But hold on, this could be practical in some specific cases regardless.
Say you have two fleets of spaceships on the opposite ends of the solar system, both having plans A and B for attack. They want to surprise the enemy by being unpredictable so despite the enemy knowing about the two plans, if you decide randomly which fleet does which you'd still have an advantage. Maybe one fleet is larger so they could focus forces where they need to be if they knew the plan ahead of time.
But if you choose randomly by default you could have both fleets do plan A, which wouldn't work. But if one measures the entangled pair they both get a mutually exclusive random result and thus can make an unpredictable plan work without a pre-set decision of who does what.
A weird far fetched example to be sure, but I'd imagine cryptography nerds could find a matching case for some kind of encryption or whatever.

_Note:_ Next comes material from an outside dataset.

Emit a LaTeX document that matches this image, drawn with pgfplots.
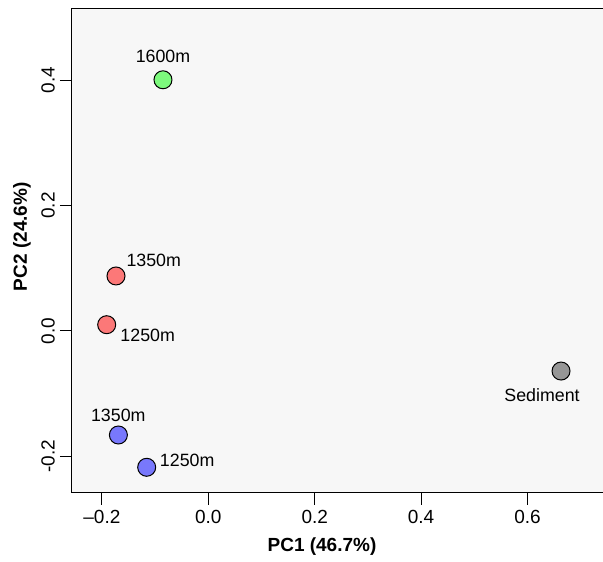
\documentclass[border=0pt]{standalone}
\usepackage{fontspec}
\setmainfont{Liberation Sans}
\usepackage{pgfplots}
\pgfplotsset{compat=1.18}

\definecolor{bg}{RGB}{247,247,247}
\definecolor{pgreen}{RGB}{125,250,125}
\definecolor{pred}{RGB}{252,120,120}
\definecolor{pblue}{RGB}{120,120,252}
\definecolor{pgray}{RGB}{150,150,150}

\tikzset{lbl/.style={font=\fontsize{17.8}{18}\selectfont, inner sep=0pt}}

\begin{document}
\begin{tikzpicture}
\path[use as bounding box] (-72pt,-69pt) rectangle (531pt,493pt);
\begin{axis}[
  scale only axis, width=540pt, height=484pt,
  xmin=-0.2562, xmax=0.7588, ymin=-0.2585, ymax=0.5134,
  axis background/.style={fill=bg},
  axis line style={line width=1pt},
  tick style={line width=1pt, black},
  tick align=outside, major tick length=12pt,
  tick pos=left,
  xtick={-0.2,0,0.2,0.4,0.6},
  xticklabels={\textendash0.2,0.0,0.2,0.4,0.6},
  ytick={-0.2,0,0.2,0.4},
  yticklabels={-0.2,0.0,0.2,0.4},
  ticklabel style={font=\fontsize{19}{19}\selectfont, inner sep=0pt},
  xticklabel style={yshift=-5pt},
  yticklabel style={xshift=-5pt, rotate=90, anchor=south},
  xlabel={PC1 (46.7\%)}, ylabel={PC2 (24.6\%)},
  label style={font=\bfseries\fontsize{19}{19}\selectfont, inner sep=0pt},
  xlabel style={at={(axis description cs:0.4630,-0.111)}, anchor=center},
  ylabel style={at={(axis description cs:-0.0926,0.5296)}, anchor=center},
  clip=false,
]
% samples
\addplot[only marks, mark=*, mark size=9pt, mark options={fill=pgreen, draw=black, line width=1pt}]
  coordinates {(-0.0852,0.4005)};
\addplot[only marks, mark=*, mark size=9pt, mark options={fill=pred, draw=black, line width=1pt}]
  coordinates {(-0.1735,0.0876) (-0.1910,0.0099)};
\addplot[only marks, mark=*, mark size=9pt, mark options={fill=pblue, draw=black, line width=1pt}]
  coordinates {(-0.1690,-0.1660) (-0.1158,-0.2175)};
\addplot[only marks, mark=*, mark size=9pt, mark options={fill=pgray, draw=black, line width=1pt}]
  coordinates {(0.6630,-0.0640)};

\node[lbl] at (axis cs:-0.0852,0.4377) {1600m};
\node[lbl] at (axis cs:-0.1026,0.1123) {1350m};
\node[lbl] at (axis cs:-0.1139,-0.0073) {1250m};
\node[lbl] at (axis cs:-0.1692,-0.1349) {1350m};
\node[lbl] at (axis cs:-0.0397,-0.2067) {1250m};
\node[lbl] at (axis cs:0.6273,-0.1022) {Sediment};
\end{axis}
\end{tikzpicture}
\end{document}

There's something here. I think (if I understand correctly, which is kind of iffy) it's also the case that if either party reads the property early, the entanglement is used up, and the on time read is no longer correlated.
That may not be very helpful for a battle plan, but if there was concerns about enemy infiltration, the entanglement could be intentionally used early, resulting in neither ship knowing what the other is doing, although the ship that read on time wouldn't know they didn't know.
I think it would work, but for practical purposes it isn't different from picking which fleet will commit to which plan in advance, sealing it to an envelope and opening it at the agreed time.
Your use case fails to take advantage of the fact that the quantum states collapse at the time of reading.